A particular financial institution may have restrictions, but there isn’t a law that restricts who can co-sign with you,” says Ryan Law, director of the Office for Financial Success and the Center for Economic Education at the University of Missouri.  Typically it would be a relative, but it could be anyone with good credit.

Assuming those prerequisites are met, getting a credit card co-signer can be beneficial if you:

  • Are a Student Looking to Establish Credit History:  It’s a good idea to begin adding positive information to your major credit reports at a young age (preferably as soon as you turn 18) so you can enter the “real world” ready to take advantage of attractive loan rates, credit card offers, job opportunities, auto leasing deals, and/or housing situations (as long as they’re within your means, of course).Now, students can typically get approved for a credit card on their own – even if they’re under the age of 21 – as long as they have the income/assets needed to at least make monthly minimum payments.  But if you don’t have that income, asking a parent to co-sign is a prudent option.
  • Made Mistakes in the Past, But Now Have the Maturity & Income to Use Credit Responsibly:  If your credit standing is depressed due to a missed payment or other financial mistakes made when you were “young and dumb,” using a co-signer to get a new credit card is one way to expand the options at your disposal, assuming that you are now in a position – both financially and emotionally – to handle the responsibility of being a credit card user.  A close friend or family member definitely knows you better than your credit card company and might therefore be willing to effectively grant you credit sooner than a given financial institution.
  • Need an Emergency Line of Credit:  Few credit card options available to people with damaged or limited credit come with any spending power to speak of.  That’s problematic for folks who require a new credit line in order to finance emergency expenses – car repairs so they can get to work, for example.
  • Want to Take Advantage of a One-Time Deal:  Credit card companies are known to offer attractive sign-up perks like rewards bonuses worth a few hundred bucks or long-term 0% financing deals.  You need above-average credit to get them, though.  Finding a co-signer therefore presents an opportunity for someone with below-average credit to earn extra rewards or save on big-ticket purchases.

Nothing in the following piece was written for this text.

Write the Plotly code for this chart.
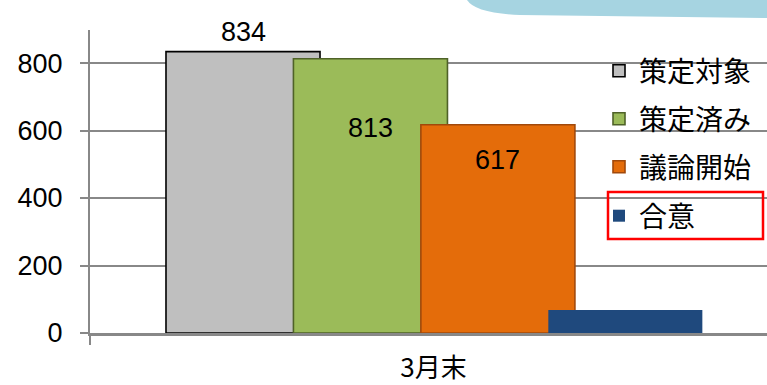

When It’s a Bad Idea to Use a Co-signer

In general, it’s a bad idea to have someone co-sign for a credit card if there’s even the slightest chance that you won’t be able to pay for what you ultimately charge.  The same is true if you don’t have a rock-solid relationship with the person who would be co-signing for your account.

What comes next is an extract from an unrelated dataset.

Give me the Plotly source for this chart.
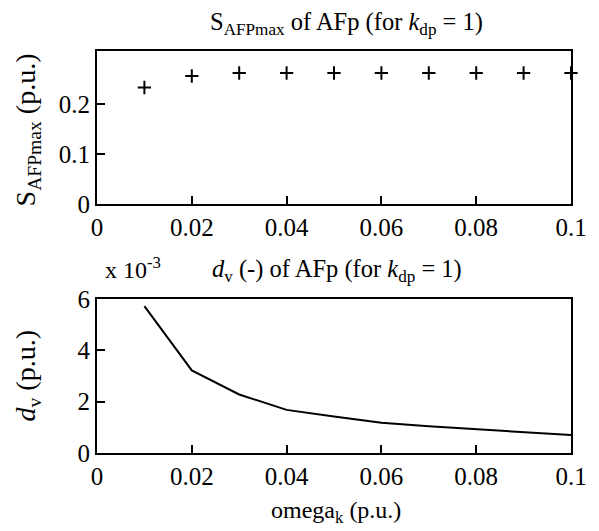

After all, a co-signed credit card gone wrong can result in:

  • Credit Score Damage for Both Parties:  As mentioned previously, a credit card co-signer is responsible for the account they lend their name to.  This account will be listed on both the main account holder and the co-signer’s credit reports, and irresponsible usage will come back to haunt both parties.  Even though the co-signer didn’t directly mismanage the account, their mistake will have been putting faith in an unreliable friend or family member.
  • Debt Liability:  If you co-sign for someone who ultimately racks up a bunch of charges they’re either unable or unwilling to pay for, you’ll be on the hook for cleaning up the mess.  This can obviously put you in a tight spot because it’s unlikely that you’ll keep close enough tabs on your friend/family member’s spending habits to factor his or her debt into your budget.  Rather, the unpaid balance will likely come as an unwelcome surprise that you must either deal with or risk credit score damage and the threat of a lawsuit.
  • Ruined Relationships:  You know the old saying, there are two things you shouldn’t discuss in polite company:  1) Money and 2) Politics?  Well, co-signing for a credit card forces you to discuss the former with at least one person, and if things don’t go according to plan, debt and credit score implications can create an irreparable fracture in your relationship.  Good friends are a rare commodity, so it’s very important to consider the negative ramifications of a co-signed credit card gone wrong.As such, Law recommends that the potential co-signer sit down with the co-signee to be ahead of time in order to lay out some ground rules.  “Review their budget and talk with them about the consequences of not paying,” he says.  “Help them understand that if they can’t make a payment they need to talk with you before the due date so you can decide together how best to handle the situation. … The financial institutions will generally come after the co-signer first if payments aren’t being made because they know you have the money to pay it and you stand to lose more with your credit score going down.”

Bottom Line

While comparing credit card offers will enable you to find a number of different options that accept co-signers, that doesn’t mean using one is a wise idea.  You should carefully consider why you want someone to co-sign your credit card application as well as how your relationship and financial dynamics mesh with a co-sign situation before ultimately pulling the trigger.